Unfortunately, the rest of the argument is longer on assertion than it is on facts. Insufficient evidence is produced for the claim that the types of jobs that micro-credentials feed into are “gig” jobs. As far as I can tell, there is not a significant market for micro-credentials for Uber divers or freelance writers – quite the contrary. To the extent that there is a corporate connection to these programs the precise point is of these arrangements is to reduce reliance on gig workers and replace them with full-timers. Nor is there adequate evidence that this is about transferring costs from the institution (or the state) to the individual. In many parts of the world – including Ontario as it happens – these courses receive significant subsidies. We just don’t know enough (yet) about how the size of those subsidies compare with those in degree-programs to determine whether one involves more cost-sharing than the other.
But perhaps the biggest issue is that there is no satisfactory evidence to suggest that micro-credentials work in opposition to prepare people for valuable lives or against public education. For the most part micro-credentials are being consumed by people who already have some level of education: it is additive, not substitutive. To a significant extent, micro-credentials are not new, but a re-invention of an old form of education: bespoke short-term training courses. And few people think that these kinds of training programs are incompatible with modern publicly-funded systems of higher education.
The other type of push-back we are starting to see on micro-credentials comes from faculty. It’s not a generalized push-back, but rather something of a boundary-dispute. Sometimes, institutions create bespoke micro-credentials geared towards a particular industry or employer. These are generally non-credit, but institutions also want to make them “stackable” into actual credentials. Not that most institutions offer enough micro-credentials to stack into anything at all – it’s more that people are being offered “advanced credit” for having taken the micro-credential. But still, that creates problems. It’s easy enough to see how offering credit for work that is theoretically non-credit could look like contracting out. It also creates some grey zones with respect to institutional Senates and their authority over degree content, which might not unreasonably be seen as an infringement on faculty privileges.
So, a case of organized management infringement of faculty rights? Well, no, not really. From the management perspective, micro-credentials are a subset of Continuing Education, which at most institutions avoids Senate scrutiny as well – ContEd wants to be able to move quickly to respond to market demands and Senate doesn’t want to deal with the volume of program changes that ContEd creates, so at most universities they are ok with ignoring one another. But the stackability promise of micro-credentials breaches the wall between the two: hence the problem.
There are various solutions to this problem. Adopting a provincial or national credential framework like New Zealand and assigning levels and credits to all courses would completely solve it: that way, even if it was something bespoke for a particular industry or firm, the “value” of the credit could be objectively defined and understood. Without a transparent system of levels and credits, “stackability” is always going to be restricted to micro-credentials offered within a single institution: no plug-and-play across institutions will be possible.

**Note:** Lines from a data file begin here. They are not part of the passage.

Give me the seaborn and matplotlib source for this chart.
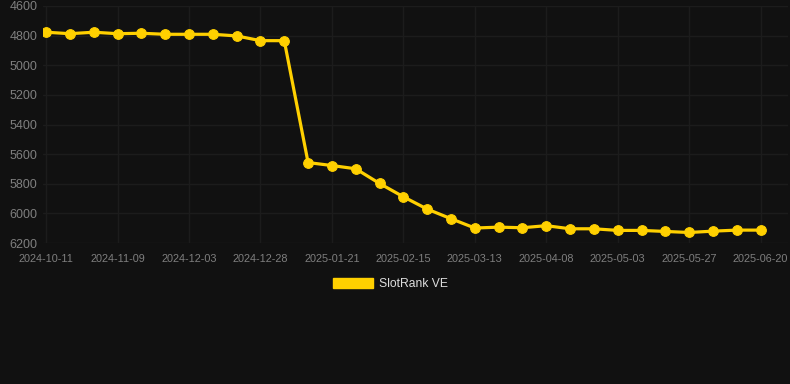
import matplotlib
matplotlib.use("Agg")
import matplotlib.pyplot as plt
import seaborn as sns
import pandas as pd
import numpy as np
from matplotlib.patches import Patch

# Data (categorical x axis, 31 points; labels shown on every 3rd point)
tick_labels = ["2024-10-11", "2024-11-09", "2024-12-03", "2024-12-28", "2025-01-21",
               "2025-02-15", "2025-03-13", "2025-04-08", "2025-05-03", "2025-05-27",
               "2025-06-20"]
rank_values = [4777, 4787, 4777, 4787, 4784, 4791, 4791, 4791, 4802, 4834, 4834,
               5657, 5677, 5699, 5798, 5888, 5971, 6036, 6099, 6093, 6097, 6083,
               6104, 6104, 6115, 6115, 6122, 6129, 6120, 6113, 6113]
series_name = "SlotRank VE"

df = pd.DataFrame({"idx": np.arange(len(rank_values)), "rank": rank_values,
                   "series": series_name})

bg = "#111111"
gold = "#FFD000"
grid_c = "#1c1c1c"
tick_c = "#7f7f7f"

sns.set_theme(style="dark")
plt.rcParams["font.family"] = ["Liberation Sans", "DejaVu Sans"]

fig = plt.figure(figsize=(7.9, 3.84), dpi=100, facecolor=bg)
ax = fig.add_axes([43/790, 1 - 243/384, (788 - 43)/790, (243 - 6)/384])
ax.set_facecolor(bg)

sns.lineplot(data=df, x="idx", y="rank", ax=ax, color=gold, linewidth=2.3,
             marker="o", markersize=7, markeredgecolor=gold, legend=False)

ax.set_ylim(6200, 4600)
ax.set_yticks(np.arange(4600, 6201, 200))
ax.set_xlim(-0.13, 31.15)
ax.set_xticks(np.arange(0, len(rank_values), 3))
ax.set_xticklabels(tick_labels)

ax.grid(True, color=grid_c, linewidth=1.0)
for s in ax.spines.values():
    s.set_visible(False)
ax.tick_params(axis="y", colors=tick_c, labelsize=9, length=0, pad=4)
ax.tick_params(axis="x", colors=tick_c, labelsize=7.8, length=0, pad=8)
for lab in ax.get_yticklabels():
    lab.set_color(tick_c)
for lab in ax.get_xticklabels():
    lab.set_color(tick_c)
ax.set_xlabel("")
ax.set_ylabel("")

# Legend below the chart
handles = [Patch(facecolor=gold, edgecolor=gold, label=series_name)]
leg = fig.legend(handles=handles, loc="center", bbox_to_anchor=(0.4945, 1 - 284/384),
                 frameon=False, fontsize=8.7, handlelength=3.3, handleheight=0.9,
                 handletextpad=0.5)
for t in leg.get_texts():
    t.set_color("#dddddd")

fig.savefig("out.png", dpi=100, facecolor=bg)
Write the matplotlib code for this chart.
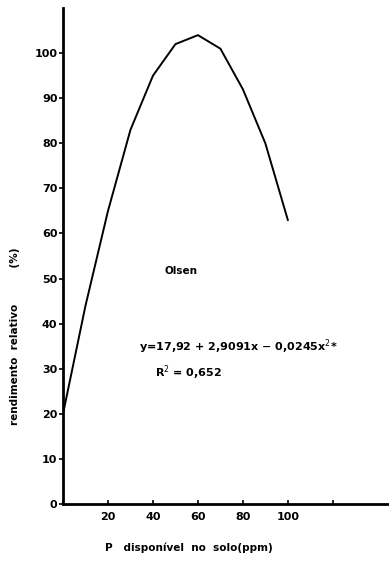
import matplotlib
matplotlib.use("Agg")
import matplotlib.pyplot as plt

# P disponível (ppm) e rendimento relativo (%)
p_ppm = [0, 10, 20, 30, 40, 50, 60, 70, 80, 90, 100]
rendimento = [20, 44, 65, 83, 95, 102, 104, 101, 92, 80, 63]

y_ticks = [0, 10, 20, 30, 40, 50, 60, 70, 80, 90, 100]
x_ticks = [20, 40, 60, 80, 100]
x_ticks_extra = [0, 120]


def main():
    fig = plt.figure(figsize=(3.89, 5.61), dpi=100)
    ax = fig.add_axes([0.162, 0.1016, 0.838, 0.884])

    ax.plot(p_ppm, rendimento, color="black", lw=1.4)

    ax.set_xlim(0, 145)
    ax.set_ylim(0, 110)
    for s in ["top", "right"]:
        ax.spines[s].set_visible(False)
    for s in ["left", "bottom"]:
        ax.spines[s].set_linewidth(2)

    ax.set_yticks(y_ticks)
    ax.set_yticklabels([str(v) for v in y_ticks], fontsize=8, fontweight="bold")
    ax.tick_params(axis="y", direction="out", length=3, width=1.2, pad=1)

    ax.set_xticks(x_ticks_extra + x_ticks)
    ax.set_xticklabels([""] * len(x_ticks_extra) + [str(v) for v in x_ticks],
                       fontsize=8, fontweight="bold")
    ax.tick_params(axis="x", direction="in", length=3, width=1.2, pad=6)

    ax.text(45, 51, "Olsen", fontsize=7.5, fontweight="bold")
    ax.text(34, 34, "y=17,92 + 2,9091x \u2212 0,0245x$^{2}$*", fontsize=8, fontweight="bold")
    ax.text(41, 28.3, "R$^{2}$ = 0,652", fontsize=8, fontweight="bold")

    fig.text(0.038, 0.40, "rendimento  relativo          (%)", rotation=90,
             fontsize=7.5, fontweight="bold", ha="center", va="center")
    fig.text(0.27, 0.023, "P   disponível  no  solo(ppm)", fontsize=7.5,
             fontweight="bold", ha="left", va="center")

    fig.savefig("out.png", dpi=100)


if __name__ == "__main__":
    main()
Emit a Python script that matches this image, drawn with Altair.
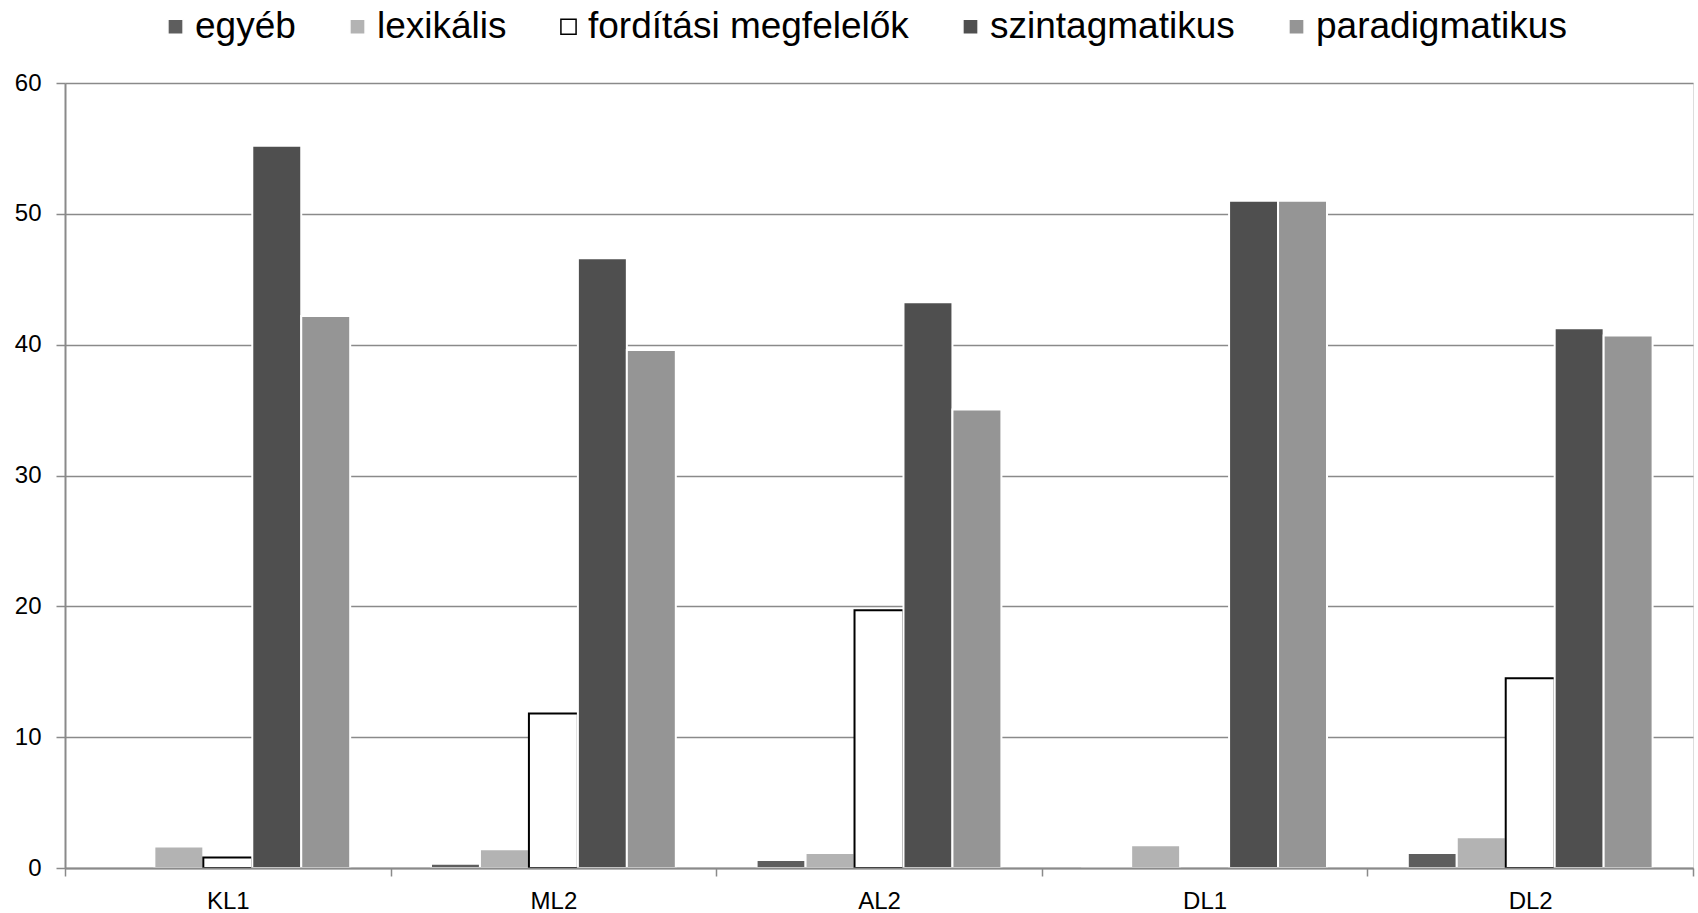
import altair as alt
import pandas as pd

groups = ["KL1", "ML2", "AL2", "DL1", "DL2"]
series = ["egyéb", "lexikális", "fordítási megfelelők", "szintagmatikus", "paradigmatikus"]

egyeb = [0.0, 0.33, 0.62, 0.15, 1.15]
lexikalis = [1.65, 1.43, 1.15, 1.74, 2.35]
forditasi = [0.8, 11.8, 19.7, 0.0, 14.5]
szintagmatikus = [55.2, 46.6, 43.25, 51.0, 41.25]
paradigmatikus = [42.2, 39.6, 35.05, 51.0, 40.7]

fills = ["#5e5e5e", "#b3b3b3", "#ffffff", "#4f4f4f", "#959595"]
strokes = ["#ffffff", "#ffffff", "#000000", "#ffffff", "#ffffff"]

rows = []
for name, vals in zip(series, [egyeb, lexikalis, forditasi, szintagmatikus, paradigmatikus]):
    for g, v in zip(groups, vals):
        rows.append({"csoport": g, "tipus": name, "ertek": v})
df = pd.DataFrame(rows)

font = "Liberation Sans"

legend = alt.Legend(
    title=None, orient="none", direction="horizontal", columns=5,
    legendX=92, legendY=-75, symbolType="square", symbolSize=230,
    symbolStrokeWidth=1.5, labelFontSize=37, labelFont=font,
    labelColor="#000000", labelOffset=1, labelLimit=0, columnPadding=43,
    padding=0, symbolOpacity=1,
)

chart = alt.Chart(df).transform_filter(
    "datum.ertek > 0"
).mark_bar(strokeWidth=2).encode(
    x=alt.X(
        "csoport:N",
        sort=groups,
        scale=alt.Scale(paddingInner=0, paddingOuter=0),
        axis=alt.Axis(
            title=None, labelAngle=0, tickBand="extent", tickSize=8,
            labelPadding=13, labelFontSize=24, labelColor="#000000",
            domainColor="#8a8a8a", domainWidth=2, tickColor="#8a8a8a",
            tickWidth=1.5, grid=False, labelFont=font, zindex=1,
        ),
    ),
    xOffset=alt.XOffset(
        "tipus:N", sort=series,
        scale=alt.Scale(domain=series, paddingInner=0, paddingOuter=0.825),
    ),
    y=alt.Y(
        "ertek:Q",
        scale=alt.Scale(domain=[0, 60]),
        axis=alt.Axis(
            title=None, values=[0, 10, 20, 30, 40, 50, 60], tickSize=9,
            labelPadding=15, labelFontSize=24, labelColor="#000000",
            domainColor="#8a8a8a", domainWidth=2, tickColor="#8a8a8a",
            tickWidth=1.5, gridColor="#8a8a8a", gridWidth=1.3, labelFont=font,
        ),
    ),
    fill=alt.Fill("tipus:N", scale=alt.Scale(domain=series, range=fills), legend=legend),
    stroke=alt.Stroke("tipus:N", scale=alt.Scale(domain=series, range=strokes), legend=legend),
).properties(
    width=1628,
    height=785,
    autosize=alt.AutoSizeParams(type="none"),
    padding={"left": 65, "top": 83, "right": 5, "bottom": 45},
).configure_view(
    stroke=None
).configure(
    background="#ffffff"
)

chart.save("out.html", embed_options={"renderer": "svg", "actions": False})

So, what that leaves as a solution is that each institution either must start running micro-credentials through Senates (which I’m not sure anyone really wants), or they must each adopt more transparent prior-learning recognition systems: one which can credibly assign credit values to non-credit courses in consistent ways in a way that Senates can accept without actually having to review each and every course.
Overall, going the New Zealand route would solve this problem with a lot less fuss, but unfortunately, I suspect Canadian institutions and governments lack the imagination to go that route. Which means each institution is going to have to re-invent the wheel to make stackable micro-credentials a reality. If this is true, it’s unfortunate.
Hi Alex, I wanted to address your characterisation of the ‘gig economy’ here. Uber driving is only the International Wheelchair Symbol of gig economy jobs. In reality, the world of work is becoming increasingly gig-ified, so that greater numbers of ‘in house’ staff are actually on short term contracts and trying to mitigate income insecurity by maintaining active client bases for even shorter-term freelance work. More and more HE providers use the rhetoric of entrepreneurship to promote their programs, knowing that young people have been taught to position themselves in this way.
I am 34 and have been working in education design for a decade (including leadership and strategy); I wasn’t offered a permanent contract until I was 30. For all of that time I have done consulting work in addition to my full time jobs – I learned early on that this was a vital way to maintain my value. I also needed to maintain the Australian VET ‘micro-credential’ in Training and Assessment (which expires) until I left the VET sector. My exact experience isn’t universal, but the hustle is.
The gig economy isn’t just Uber and Fiverr. It’s a fundamental shift in the way we teach our young people to view work. It’s hard for me not to view micro-credentials as HE’s attempt to go from outright licencing to SaaS, and enable industry to make employees hustle for their own professional development.